Aspen snowmaking got season off to solid start
ASPEN – The Aspen Skiing Co.’s multimillion-dollar investment in its snowmaking system over the years has paid particularly big dividends already this ski season.
Top-to-bottom skiing and the World Cup ski races wouldn’t have been possible last weekend without snowmaking, according to Skico Vice President of Operations Rich Burkley.
Cold temperatures in November allowed the company to crank up its system for a longer period compared to many previous Novembers. The Skico used about 90 million gallons of water for its snowmaking operations through Nov. 30 at Aspen Mountain and Snowmass, Burkley said. It historically uses 150 million to 180 million gallons through the season.
Snowmaking typically stops by the end of December at Aspen Mountain, Snowmass and Aspen Highlands. It continues into January at Buttermilk to make sure the superpipe and base are in prime condition for the Winter X Games.
The Skico invested tens of millions of dollars in snowmaking – as did many resorts in Colorado – after the drought winter of 1976-77. Dry conditions persisted through Christmas that season, creating a nightmare for the ski industry. The snowmaking systems are an insurance policy to offset low-snow winters.
The Skico now has more than 10 miles of pipe for its snowmaking systems at the four ski areas, Burkley said.
The insurance came in handy this season, as it often does. The top portion of Aspen Mountain could have opened with the natural snow that fell prior to Thanksgiving Day this season, but nothing could have opened below the bottom of the Ajax Express chairlift, Burkley said. Snowmaking covered Spar Gulch and Little Nell, providing top-to-bottom conditions that many skiers considered respectable on opening weekend.
Top-to-bottom skiing at Thanksgiving provides a marketing boost – assuring potential visitors that there are decent early conditions – and also preserves the snow.
“Without top to bottom, the repeat traffic would have been much higher, and who knows how long the natural snow would have held up,” Burkley said. “Snowmaking is essential to connecting the dots, from the natural snow up high to the base areas.”
The giant slalom and slalom courses for the World Cup women’s races on the lower slopes Aspen Mountain were “99 percent” man-made snow, Burkley said. There wasn’t enough natural snow on the lower slopes to stage the races.
“The natural snow wouldn’t last more than two turns with the power of the girls’ turns,” Burkley said. “We also didn’t have enough natural snow to set fencing or gates, or to inject water or build the base platforms.”
While snowmaking clearly creates benefits for skiers, there is also a cost to the environment. It’s difficult to equate the water used in a season of snowmaking in a meaningful way.
The U.S. Geological Survey’s website said 1 million gallons equals about 3 acre feet, so 180 million gallons would be 540 acre feet. An average U.S. family of four uses between one-half and two-thirds of an acre foot annually, according to the Colorado River Water Conservation District. So the Skico’s snowmaking uses roughly the same amount of water as 720 to 1,080 families in a year.
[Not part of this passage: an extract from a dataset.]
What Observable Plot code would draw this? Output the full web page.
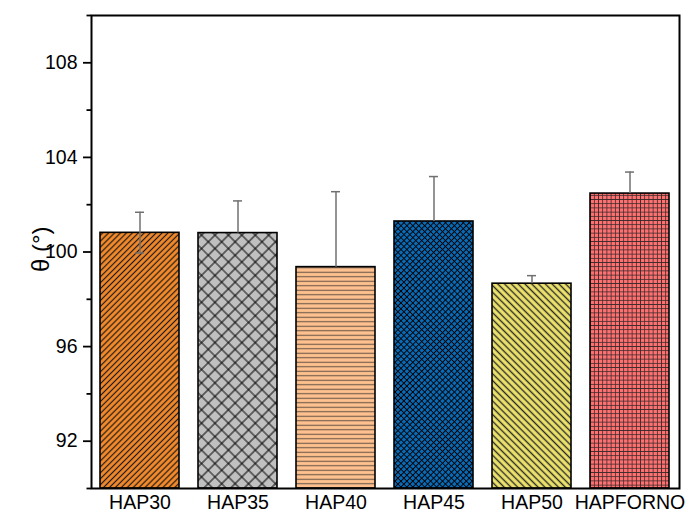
<!DOCTYPE html>
<html><head><meta charset="utf-8">
<script src="https://cdn.jsdelivr.net/npm/d3@7"></script>
<script src="https://cdn.jsdelivr.net/npm/@observablehq/plot@0.6"></script>
<style>body{margin:0;background:#fff}</style>
</head><body><div id="chart"></div>
<script>
const categories = ["HAP30", "HAP35", "HAP40", "HAP45", "HAP50", "HAPFORNO"];
const values = [100.81, 100.80, 99.36, 101.29, 98.66, 102.47];
const errUp = [0.87, 1.36, 3.19, 1.90, 0.34, 0.91];
const errDown = [0.85, 0, 0, 0, 0, 0];
const fillColors = ["#F58A2A", "#C0C0C0", "#FFC18E", "#0A6CB8", "#EEE46C", "#FF7070"];
const hatchKinds = ["diagR", "cross", "horiz", "fineCross", "diagL", "grid"];
const yMajor = [92, 96, 100, 104, 108];
const yMinor = [90, 94, 98, 102, 106, 110];
const yLabel = "θ (°)";

const data = categories.map((c, i) => ({
  cat: c, value: values[i], hi: values[i] + errUp[i], lo: values[i] - errDown[i],
  hasLo: errDown[i] > 0, pattern: `url(#hatch${i})`
}));

const errColor = "#707070";
const plot = Plot.plot({
  width: 688, height: 516,
  marginLeft: 91, marginRight: 9, marginTop: 15, marginBottom: 28,
  style: {fontFamily: "'Liberation Sans', Arial, sans-serif", fontSize: "19.5px", color: "black", background: "white"},
  x: {domain: categories, paddingInner: 0.19, paddingOuter: 0.095, label: null},
  y: {domain: [90, 110], label: null},
  color: {type: "identity"},
  marks: [
    Plot.barY(data, {x: "cat", y1: 90, y2: "value", fill: "pattern", stroke: "black", strokeWidth: 1.6}),
    Plot.ruleX(data, {x: "cat", y1: "value", y2: "hi", stroke: errColor, strokeWidth: 1.5}),
    Plot.tickY(data, {x: "cat", y: "hi", stroke: errColor, strokeWidth: 1.5, insetLeft: 35, insetRight: 35}),
    Plot.ruleX(data.filter(d => d.hasLo), {x: "cat", y1: "lo", y2: "value", stroke: errColor, strokeWidth: 1.5}),
    Plot.tickY(data.filter(d => d.hasLo), {x: "cat", y: "lo", stroke: errColor, strokeWidth: 1.5, insetLeft: 35, insetRight: 35}),
    Plot.frame({stroke: "black", strokeWidth: 2}),
    Plot.axisY(yMajor, {tickSize: 8, tickPadding: 6, strokeWidth: 1.8, label: null}),
    Plot.axisY(yMinor, {tickSize: 4.5, tickFormat: () => "", strokeWidth: 1.8, label: null}),
    Plot.axisX({tickSize: 0, tickPadding: 7, label: null}),
    Plot.text([yLabel], {frameAnchor: "left", dx: -50, dy: 20, rotate: -90, fontSize: 24, text: d => d})
  ]
});

const svgEl = plot.tagName.toLowerCase() === "svg" ? plot : plot.querySelector("svg");
const defs = d3.select(svgEl).insert("defs", ":first-child");
function addPattern(i, bg, kind) {
  let size, rot = 0, path, stroke = "black", sw = 1;
  switch (kind) {
    case "diagR": size = 4.2; rot = 45; path = `M${size/2},0V${size}`; sw = 1.2; stroke = "#1a1a1a"; break;
    case "diagL": size = 4.8; rot = -45; path = `M${size/2},0V${size}`; sw = 1.4; stroke = "#2a2a2a"; break;
    case "cross": size = 9.5; rot = 45; path = `M${size/2},0V${size}M0,${size/2}H${size}`; sw = 1; break;
    case "fineCross": size = 4.2; rot = 45; path = `M${size/2},0V${size}M0,${size/2}H${size}`; sw = 1.0; break;
    case "horiz": size = 4.5; path = `M0,${size/2}H${size}`; sw = 1.1; stroke = "#6a5848"; break;
    case "grid": size = 4.2; path = `M${size/2},0V${size}M0,${size/2}H${size}`; sw = 0.8; stroke = "#3a2a2a"; break;
  }
  const p = defs.append("pattern").attr("id", `hatch${i}`)
    .attr("patternUnits", "userSpaceOnUse").attr("width", size).attr("height", size);
  if (rot) p.attr("patternTransform", `rotate(${rot})`);
  p.append("rect").attr("width", size).attr("height", size).attr("fill", bg);
  p.append("path").attr("d", path).attr("stroke", stroke).attr("stroke-width", sw).attr("fill", "none");
}
hatchKinds.forEach((k, i) => addPattern(i, fillColors[i], k));

document.getElementById("chart").append(plot);
</script>
</body></html>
Of course, the water used in the snowmaking process doesn’t disappear. A study by the ski industry in the 1980s indicated as much as 85 percent of the water used in snowmaking is returned to the environment during spring runoff.
The Skico has reservoirs at Aspen Mountain and Snowmass that are tapped for some of its snowmaking. Water supply generally isn’t a problem, although the company is sometimes prohibited from drawing water from Snowmass Creek to maintain minimum streamflows.
But water usage is comparatively a small part of the environmental consequence of snowmaking, according to Auden Schendler, Skico director of environmental affairs. Water usage is “massively trumped by the electricity issue,” he said.
Skico officials figure that snowmaking accounts for about 13 percent of the company’s overall greenhouse gas emissions, which contribute to global warming. Powering chairlifts account for about the same amount, according to Skico Sustainability Manager Matt Hamilton. Fossil fuel consumption by Skico buildings is the biggest part of the company’s carbon footprint, at about 55 percent of carbon dioxide emissions.
The Skico commissioned a study of its snowmaking practices by an outside consultant to see how it could become more efficient – thus spending less on blowing snow while reducing its greenhouse gas emissions. The company is already taking some steps, such as using reservoirs and waiting for optimum temperatures, and will continue to incorporate to others, Schendler said.